It’s impossible to work in healthcare today and not be concerned about the daily barrage of news about cyberattacks on hospitals and health systems. Last year, more than 5 million patient records were exposed through data breaches, and ransomware, a type of malware that blocks access to systems and files unless a ransom is paid, continues to wreak havoc in healthcare, taking hospital networks offline and disrupting patient care and services.
The immediate financial, legal and regulatory impact of an attack can be devastating. And according to a Deloitte study, there are other hidden costs that can ripple for years, including reputation damage, operational disruption or loss of proprietary information or other strategic assets.
The hard question is what to do about these threats, and how to avoid being intimidated by all of the technology associated with defending against them.
In the end, it’s about people
Dealing with cyber threats can be intimating for many in healthcare who don’t consider themselves technologists. Our post-acute customers are in the business of providing patient care, not tech systems. In addition, these customers—therapy providers, skilled nursing facilities, outpatient clinics, home health agencies and hospice providers—are managing their operations with limited staff and resources. Tech insecurity plus limited time and resources can easily lead to inaction, which can leave healthcare providers vulnerable to cyber threats. The security industry doesn’t help the matter by focusing their conversations around speeds, feeds and other tech-speak, which can make implementing even the most basic security strategies overwhelming.
We hear these concerns daily from our customers. It’s a problem, for sure, but it’s important to put the security issue into perspective. Yes, implementing firewalls, antivirus software and other security technologies is absolutely important. However, many security issues arise from something much simpler and more human—employees falling victim to hackers’ social engineering schemes that trick users into clicking where they shouldn’t. Put differently, technology protections will matter little if your facility was hacked because an employee unwittingly downloaded a virus onto your network and gave the cybercriminal access to your patient data and systems.
Education is the key to preventing a large majority of security issues that currently plague the industry. While not every attack can be prevented, the numbers are clear. Opening bad attachments in emails is still the main cause of data breaches and other security incidents (at 66%), according to the Verizon Data Breach Investigations Report. This means that to a large extent protecting your organization has nothing to do with technology. It’s about helping your employees understand how cybercriminals and other fraudsters are using everyday communication tools like email, social media or even the phone to trick them into taking an action or divulging sensitive information.
Avoiding cyber scams
Here are two common ways cybercriminals are gaining access to healthcare organizations, as outlined by the Center for Internet Security (CIS).

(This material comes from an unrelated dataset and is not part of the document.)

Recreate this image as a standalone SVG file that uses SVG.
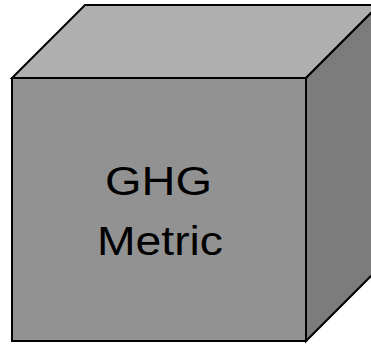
<svg xmlns="http://www.w3.org/2000/svg" width="371" height="346" viewBox="0 0 371 346">
<style>
.e{stroke:#000;stroke-width:2;stroke-linejoin:miter}
.t{font-family:"Liberation Sans",Arial,sans-serif;font-size:41px;fill:#000}
</style>
<g id="cube">
<polygon class="e" points="12,78 85,5 379,5 306,78" fill="#afafaf"/>
<polygon class="e" points="306,78 379,5 379,268 306,341" fill="#7c7c7c"/>
<rect class="e" x="12" y="78" width="294" height="263" fill="#929292"/>
<text class="t" x="105" y="195" textLength="107" lengthAdjust="spacingAndGlyphs">GHG</text>
<text class="t" x="97" y="255" textLength="126" lengthAdjust="spacingAndGlyphs">Metric</text>
</g>
</svg>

- Phishing emails – These emails are designed to get a user to click on a link or open an attachment to download malware or be redirected to a website that will prompt the user to provide sensitive information, such as login credentials and passwords. Often these emails evoke a sense of urgency or other emotion to get the user to do what they want—with headlines like “you missed a delivery!” or “you’re locked out of your account, please update your record.” Spear phishing is a targeted form of phishing, where the cybercriminal sends a more personalized email that appears to come from a known or trusted source to an individual or small group of users.

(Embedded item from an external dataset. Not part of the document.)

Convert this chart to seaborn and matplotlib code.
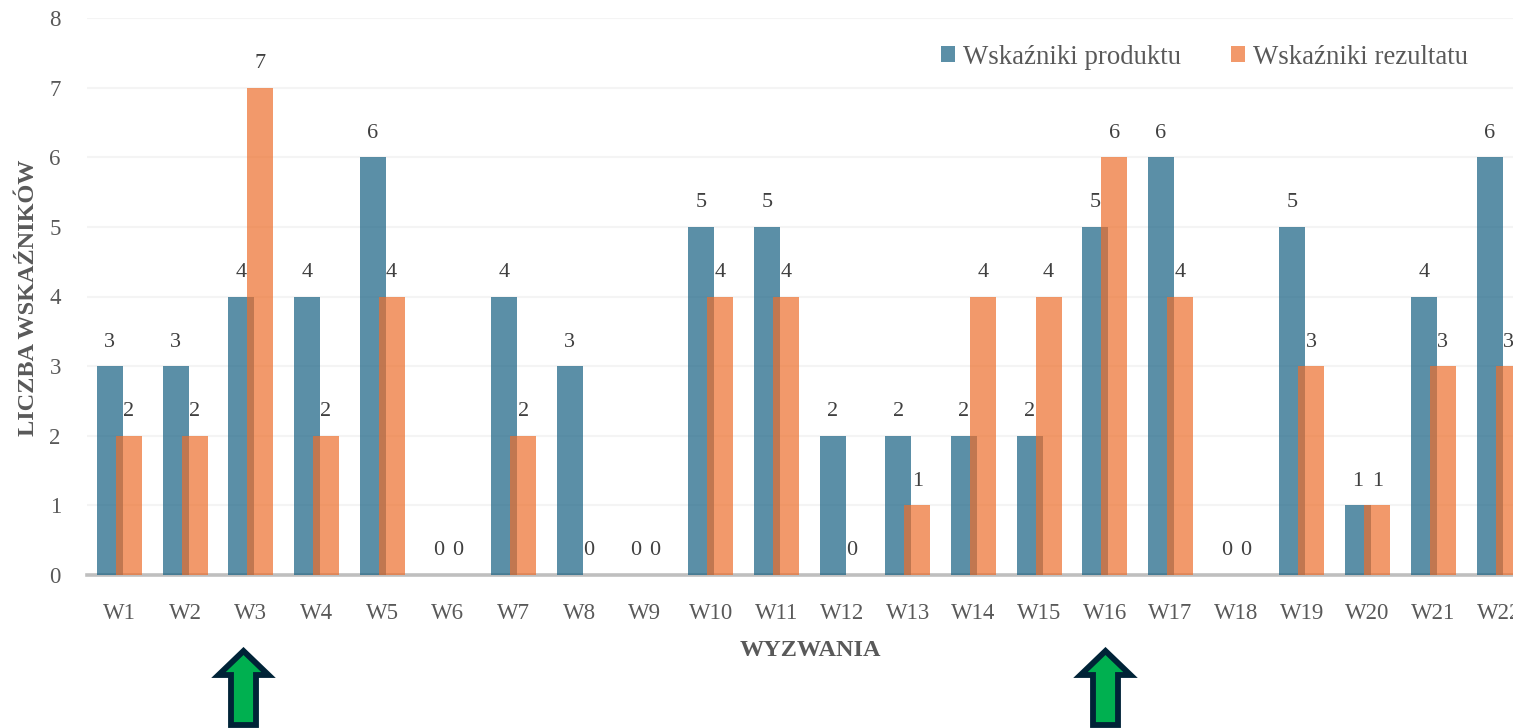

- Business Email Compromise (BEC) – This is when scammers use a spoofed email or compromised account to trick employees into initiating a money transfer to an alternate (fraudulent) account. Often, the criminal has done research and pretends to be someone within your organization, such as your CFO, to get you to perform the task thinking that it was a legitimate request.

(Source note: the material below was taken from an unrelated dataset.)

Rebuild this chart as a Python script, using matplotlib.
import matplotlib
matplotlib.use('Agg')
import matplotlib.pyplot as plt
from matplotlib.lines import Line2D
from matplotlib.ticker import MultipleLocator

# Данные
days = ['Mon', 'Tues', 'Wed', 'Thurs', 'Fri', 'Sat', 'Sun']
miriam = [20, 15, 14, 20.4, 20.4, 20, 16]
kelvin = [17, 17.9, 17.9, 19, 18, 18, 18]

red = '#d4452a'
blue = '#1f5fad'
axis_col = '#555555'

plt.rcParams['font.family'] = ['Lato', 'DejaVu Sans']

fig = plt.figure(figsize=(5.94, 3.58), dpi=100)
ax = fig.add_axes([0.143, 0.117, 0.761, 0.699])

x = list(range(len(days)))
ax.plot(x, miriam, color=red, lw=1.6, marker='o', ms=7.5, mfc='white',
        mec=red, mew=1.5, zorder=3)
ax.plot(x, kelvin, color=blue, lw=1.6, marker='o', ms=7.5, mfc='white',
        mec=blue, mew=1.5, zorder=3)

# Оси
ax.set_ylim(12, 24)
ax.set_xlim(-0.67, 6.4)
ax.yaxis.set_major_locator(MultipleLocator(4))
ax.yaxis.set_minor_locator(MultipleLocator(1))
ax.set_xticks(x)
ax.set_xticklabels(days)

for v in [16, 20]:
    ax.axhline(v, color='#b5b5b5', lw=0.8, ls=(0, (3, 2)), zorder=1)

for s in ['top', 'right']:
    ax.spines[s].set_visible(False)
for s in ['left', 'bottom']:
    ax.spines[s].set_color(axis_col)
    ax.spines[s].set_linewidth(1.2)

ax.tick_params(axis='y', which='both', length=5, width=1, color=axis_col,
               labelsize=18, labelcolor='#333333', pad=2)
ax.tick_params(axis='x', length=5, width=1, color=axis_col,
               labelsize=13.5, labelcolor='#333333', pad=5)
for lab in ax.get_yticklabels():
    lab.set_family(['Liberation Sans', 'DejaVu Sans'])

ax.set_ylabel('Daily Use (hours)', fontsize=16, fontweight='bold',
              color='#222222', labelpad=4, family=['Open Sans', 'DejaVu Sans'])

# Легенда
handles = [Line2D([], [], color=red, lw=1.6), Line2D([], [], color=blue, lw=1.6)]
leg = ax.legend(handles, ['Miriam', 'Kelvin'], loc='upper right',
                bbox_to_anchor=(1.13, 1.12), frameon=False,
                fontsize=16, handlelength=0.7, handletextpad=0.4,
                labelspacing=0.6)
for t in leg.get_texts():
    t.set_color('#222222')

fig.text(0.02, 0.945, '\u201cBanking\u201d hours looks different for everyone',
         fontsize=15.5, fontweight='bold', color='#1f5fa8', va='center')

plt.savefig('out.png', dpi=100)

For advice on how to help your employees avoid these tricks, consider a few of the user recommendations provided by CIS. Ultimately, the most important takeaway is that despite all the frightening headlines, there is much you can do to minimize your risk of a data breach or cyberattack. Oftentimes, the problem has more to do with how people behave—the human element—than any security technology on the market. If you can tackle the “people part” of the security equation, then you’ve already make enormous headway in preventing security problems down the road.
This should be encouraging news because perhaps more than any other type of business, healthcare providers understand the value of educating clinicians and staff to achieve optimal outcomes. In this case, the outcome is improved security.